Nov 7, 2015; Phoenix, AZ, USA; Toronto Blue Jays infielder Rowdy Tellez during the Arizona Fall League Fall Stars game at Salt River Fields. Mandatory Credit: Mark J. Rebilas-USA TODAY Sports
Nov 7, 2015; Phoenix, AZ, USA; Toronto Blue Jays infielder Rowdy Tellez during the Arizona Fall League Fall Stars game at Salt River Fields. Mandatory Credit: Mark J. Rebilas-USA TODAY Sports /

Part one of our conversation with Toronto Blue Jays prospect Rowdy Tellez, ‘The Bat’, can be found here

Read ten scouting reports on Blue Jays first-baseman Rowdy Tellez, and you’ll see the same phrasing nine times. An MLB-ready bat with an advanced plate approach for his age, but defensive and athletic tools that could limit him at the next level.

Tellez disagrees, and with the work he’s put in on and off the diamond over the past year, those scouting reports may soon need an edit.

“Everybody has always knocked my defence,” Tellez said. “I always said that I was going to be a Gold Glove defender so I work and work to be that Gold Glove defender.”

With Edwin Encarnacion due to hit free agency this coming offseason and room for improvement around Justin Smoak on the MLB roster, Tellez could be in contention for a starting job as early as next spring. His bat-first profile has many discussing him as a candidate for being the designated hitter, but Tellez sees his game as going well beyond that.

“I want my infield to be 100% confident in throwing the ball to me. I think my infield and my defence is going to carry me also,” said the 21-year-old. “Everybody is going to say ‘he’s on an American League team so he’ll have the ability to DH when he needs to.’  I don’t want to DH, I really don’t.”

First base, unlike a premium defensive spot such as shortstop or centre-field, does not require elite foot speed or even top-rate agility. With strong positioning, sure hands, and sound fundamentals, a player like Tellez can quietly pad his value to a roster. This past offseason, he worked with longtime Marlins and Cubs first-baseman Derrek Lee.

Also working against Tellez is the (often subconscious) assumption that big-bodied first-basemen are poor defensively.

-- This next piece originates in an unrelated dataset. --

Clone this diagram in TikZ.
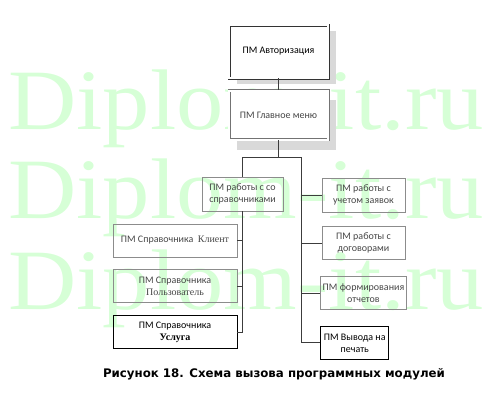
\documentclass[tikz,border=0pt]{standalone}
\usepackage{fontspec}
\setmainfont{Carlito}
\newfontfamily\capfont{DejaVu Sans}
\newfontfamily\serifru{Liberation Serif}
\usepackage{tikz}
\usetikzlibrary{positioning, backgrounds, calc}

\definecolor{wmgreen}{RGB}{214,255,214}
\definecolor{boxgray}{RGB}{140,140,140}
\definecolor{linegray}{RGB}{60,60,60}
\definecolor{shadowgray}{RGB}{217,217,217}
\definecolor{textgray}{RGB}{70,70,70}

\begin{document}
\begin{tikzpicture}[
	x = 1pt, y = -1pt, % pixel grid, y downwards
	node distance = 12pt, % distance between boxes
	every node/.style = {inner sep=2pt},
	line width = 0.9pt % line style
	]

	\tikzstyle{module}=[
	draw = boxgray,
	rectangle,
	align = center,
	text = textgray,
	font = \fontsize{10}{12}\selectfont,
	line width = 0.8pt
	]
	\tikzstyle{mainmodule}=[
	module,
	fill = white,
	double = white,
	double distance = 1.4pt,
	minimum width = 99pt
	]
	\tikzstyle{watermark}=[
	anchor = base west,
	text = wmgreen,
	font = \serifru\fontsize{86}{86}\selectfont
	]
	\tikzstyle{link}=[draw = linegray]

	\useasboundingbox (0,0) rectangle (490,400);

	\node[mainmodule, draw=black!80, text=black, minimum height=53pt] (auth) at (278.5,51.5) {ПМ Авторизация};
	\node[mainmodule, draw=black!55, minimum height=49pt] (menu) [below=12pt of auth] {ПМ Главное меню};

	\node[module, minimum width=81pt, minimum height=34pt] (sprav) at (242.5,194) {ПМ работы с со\\справочниками};
	\node[module, minimum width=124pt, minimum height=33pt] (klient) at (175,240.5) {ПМ Справочника \ {\serifru Клиент}};
	\node[module, minimum width=124pt, minimum height=33pt] (polz) [below=of klient] {ПМ Справочника\\{\serifru Пользователь}};
	\node[module, draw=black, text=black, minimum width=124pt, minimum height=33pt] (usluga) [below=of polz] {ПМ Справочника\\{\serifru\bfseries Услуга}};

	\node[module, minimum width=83pt, minimum height=34pt] (zayav) at (363.5,195) {ПМ работы с\\учетом заявок};
	\node[module, minimum width=83pt, minimum height=33pt] (dogov) [below=14pt of zayav] {ПМ работы с\\договорами};
	\node[module, minimum width=83pt, minimum height=33pt] (otchet) [below=16pt of dogov] {ПМ формирования\\отчетов};
	\node[module, draw=black, text=black, minimum width=68pt, minimum height=33pt] (pechat) [below=16pt of otchet.south west, anchor=north west] {ПМ Вывода на\\печать};

	\node[anchor=base, font=\capfont\bfseries\fontsize{11.8}{14}\selectfont] (caption) at (274,377) {Рисунок 18. Схема вызова программных модулей};

	% watermark and shadows behind the boxes
	\begin{scope}[on background layer]
		\foreach \y/\n in {129/1, 218/2, 309/3}
			\node[watermark] (wm\n) at (6,\y) {\scalebox{1.1}[1]{Diplom-it.ru}};
		\fill[shadowgray] ([shift={(8,6)}]auth.north west) rectangle ([shift={(8,6)}]auth.south east);
		\fill[shadowgray] ([shift={(8,10)}]menu.north west) rectangle ([shift={(8,10)}]menu.south east);
	\end{scope}

	\coordinate (trunk) at ($(zayav.west)+(-20,0)$);

	\path[link] (auth) edge (menu);
	\draw[link] (menu.south) -- ++(0,17) coordinate (fork);
	\draw[link] (sprav.north) |- (trunk |- fork) -- (trunk |- pechat.west) -- (pechat.west);
	\foreach \n in {zayav, dogov, otchet}
		\draw[link] (trunk |- \n.west) -- (\n.west);
	\draw[link] (sprav.south) -- (sprav.south |- usluga.east) -- (usluga.east);
	\foreach \n in {klient, polz}
		\draw[link] (sprav.south |- \n.east) -- (\n.east);

\end{tikzpicture}
\end{document}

“They see a bigger person,” Tellez said of the perception. “By no means am I a little person or a slight body. I am a huge person. Six-four and 245 pounds, I am a big person. There are a lot of big fielding first-basemen in the MLB that are great, like Anthony Rizzo, Adrian Gonzalez, Freddie Freeman, or Eric Hosmer. We have one, Justin Smoak, who is an excellent fielder and I had the honour to work with him in spring training and I learned so much from him on how to trust my hands and move my feet.

“We also have Casey Kotchman in triple-A Buffalo who, on paper, in the field, is the best-fielding first-baseman in Major League history with the highest fielding percentage. I learned so much from them, and both of those guys have helped me a ton this year with being able to trust myself at first base.”

Tellez is right. Kotchman is the all-time MLB leader with a fielding percentage of .9975% at first, committing just 18 errors over his ten-year career.

Defensively and on the bases, perhaps even more than at the plate, Tellez’s game has been aided by changes in his diet and to his body. Multiple people I’ve spoken to throughout the Blue Jays organization have compared it to Roberto Osuna‘s physical changes before his surprise ascent in 2015.

“In high school I believed a lot of the hype that people were putting out about me,” Tellez admitted, “reading into myself too much and believed that my bat was going to take me to the big leagues.

“Everything I do needs to be right. My girlfriend helps out a lot with making sure I’m eating right, my family helps out and I have significant people in my life that help me with eating correctly and maintaining, along with my mental toughness, to make sure I’m eating right and make sure I’m training right.”

The results are following these changes, too. Tellez has been charged with just four errors this season and has taken a clear step forward in the field as he continues to push towards his Major League debut.

“I think what’s been a huge thing for me is having the right people in my corner but also being mentally tough enough to say no to things and being tough enough to get out and grind for what I want.”